For instance, if you get ACCUSED of misdemeanor DUI, even if you have not been CONVICTED, the State can and will CONFISCATE your handguns — and after the SAFE Act, they can confiscate your long guns too.
None of this was addressed in the Bruen decision.
NYS handgun permit law requires that you demonstrate “just cause” (which is totally subjective) as to why you “need” a handgun. Licenses are issued by county judges who normally hear felony trials. Many judges, including in some very rural areas, NEVER accept “self-defense” as a “just cause” for owning and carrying a handgun. Many judges will ONLY issue a license for “hunting and target shooting,” period.
Bizarre as it may sound, violating these restrictions — i.e., carrying when you are not actually hunting or target shooting — is NOT illegal and you cannot be charged with a crime. But the judge CAN and WILL revoke your discretionary permit to POSSESS an handgun, even on your own private property, for violating these “administrative” restrictions. When your permit to POSSESS is revoked the State will CONFISCATE your handguns.
The Bruen decision says that the State cannot require an applicant to prove a “special need” justifying CCW for self-defense. In other words, Bruen says that if a judge issues a permit, it cannot have “hunting and target only” restrictions on it.
But the application and licensing process remains. In order to POSSESS a REGISTERED handgun on your own private property (with a maximum 10 rd capacity), you will still need a police background check, fingerprints, a mental health evaluation, HIPAA waiver, a safety class, between four and eight personal references, and to spend hundreds of dollars in fees and fill out a 35-40 page notarized application under penalty of perjury that is about as intrusive as a rectal exam, which asks questions like if you have bows and arrows and where they are stored.
Beyond that, the State will take steps to effectively nullify Bruen, namely: 1) they will use any and every subjective “mental health” criteria they can to deny people, and 2) they will make it it felony to carry on any private property without the express consent of the owner, meaning that if you get a carry permit in NYC literally the only place you will be able to carry is on the public sidewalk and you will not be able to enter any private restaurant, bar, deli, store, or office without getting a felony arrest which, upon conviction, will bar you from owning firearms for life.

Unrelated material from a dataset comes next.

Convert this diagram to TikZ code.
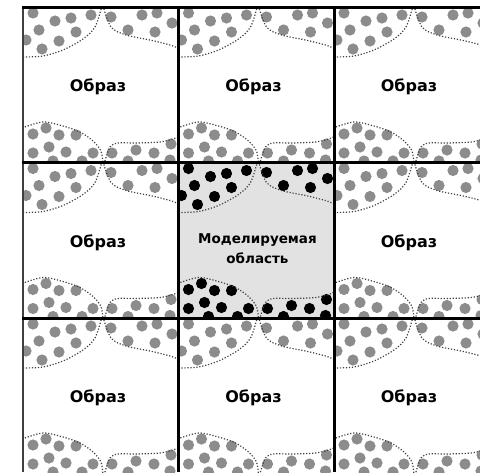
\documentclass[tikz,border=0pt]{standalone}
\usepackage{fontspec}
\setmainfont{DejaVu Sans}

\definecolor{dotgray}{RGB}{140,140,140}
\definecolor{modelbg}{RGB}{226,226,226}

\tikzset{
  cellborder/.style={line width=3pt, black},
  blobedge/.style={line width=1.2pt, black!75, dash pattern=on 1.2pt off 1.8pt},
  celllabel/.style={font=\fontsize{16}{19}\selectfont\bfseries},
  modellabel/.style={font=\fontsize{13.5}{20}\selectfont\bfseries, align=center}
}

% one periodic cell: dots of colour #1 and the dotted blob borders
\newcommand{\blobcell}[1]{%
  \begin{scope}
    \clip (0,0) rectangle (155.5,155.5);
    % top blobs
    \foreach \x/\y in {10/6, 32/14, 48/11, 68/8, 16/23, 53/25, 3/33, 36/34, 19/42,
                       88/10, 105/23, 119/8, 134/6, 149/16, 132/25}
      \fill[#1] (\x,\y) circle[radius=5.6pt];
    % bottom blobs
    \foreach \x/\y in {10/127, 23/121, 36/128, 53/128, 26/140, 10/146, 43/145, 70/146,
                       30/154, 59/154, 89/146, 113/143, 131/146, 148/137, 105/154, 147/153}
      \fill[#1] (\x,\y) circle[radius=5.6pt];
    \draw[blobedge] plot[smooth] coordinates {(79,-1) (72,20) (60,32) (40,43) (20,49) (-1,50)};
    \draw[blobedge] plot[smooth] coordinates {(80,-1) (88,20) (103,28) (127,33) (147,38) (157,42)};
    \draw[blobedge] plot[smooth] coordinates {(-1,121) (20,115) (40,119) (57,125) (70,134) (78,144) (80,157)};
    \draw[blobedge] plot[smooth] coordinates {(81,157) (87,140) (95,136) (113,136) (137,135) (150,132) (157,129)};
  \end{scope}
}

\begin{document}
\begin{tikzpicture}[x=1pt, y=-1pt]

  \useasboundingbox (0,0) rectangle (480,472);
  \clip (0,0) rectangle (480,472);

  %% Images around the model region
  \foreach \col/\row in {0/0, 1/0, 2/0, 0/1, 2/1, 0/2, 1/2, 2/2} {
    \begin{scope}[shift={({23+155.5*\col},{7+155.5*\row})}]
      \blobcell{dotgray}
      \node[celllabel] (img-\col-\row) at (75,80) {Образ};
    \end{scope}
  }

  %% Model region (centre)
  \begin{scope}[shift={(178.5,162.5)}]
    \fill[modelbg] (0,0) rectangle (155.5,155.5);
    \blobcell{black}
    \node[modellabel] (model) at (79,86) {Моделируемая\\область};
  \end{scope}

  %% Grid
  \draw[line width=1.5pt, black!75] (23,7) -- (23,472);
  \foreach \k in {1,2}
    \draw[cellborder] ({23+155.5*\k},5.5) -- ({23+155.5*\k},472);
  \foreach \k in {0,1,2}
    \draw[cellborder] (22,{7+155.5*\k}) -- (480,{7+155.5*\k});

\end{tikzpicture}
\end{document}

What Real Americans in Real America need to understand is that these people are like a cult, gun control is like religion to them. Trying to get them to accept the Bruen decision is basically like going to the Grand Mosque in Mecca and trying to convert Muslims to Christianity. They simply will not listen and will gladly kill you rather than convert.
On June 26, 2022 at 7:12 am, Ron Bass said:
Would violating someones 2nd Amendment rights be equal to violating that persons civil rights?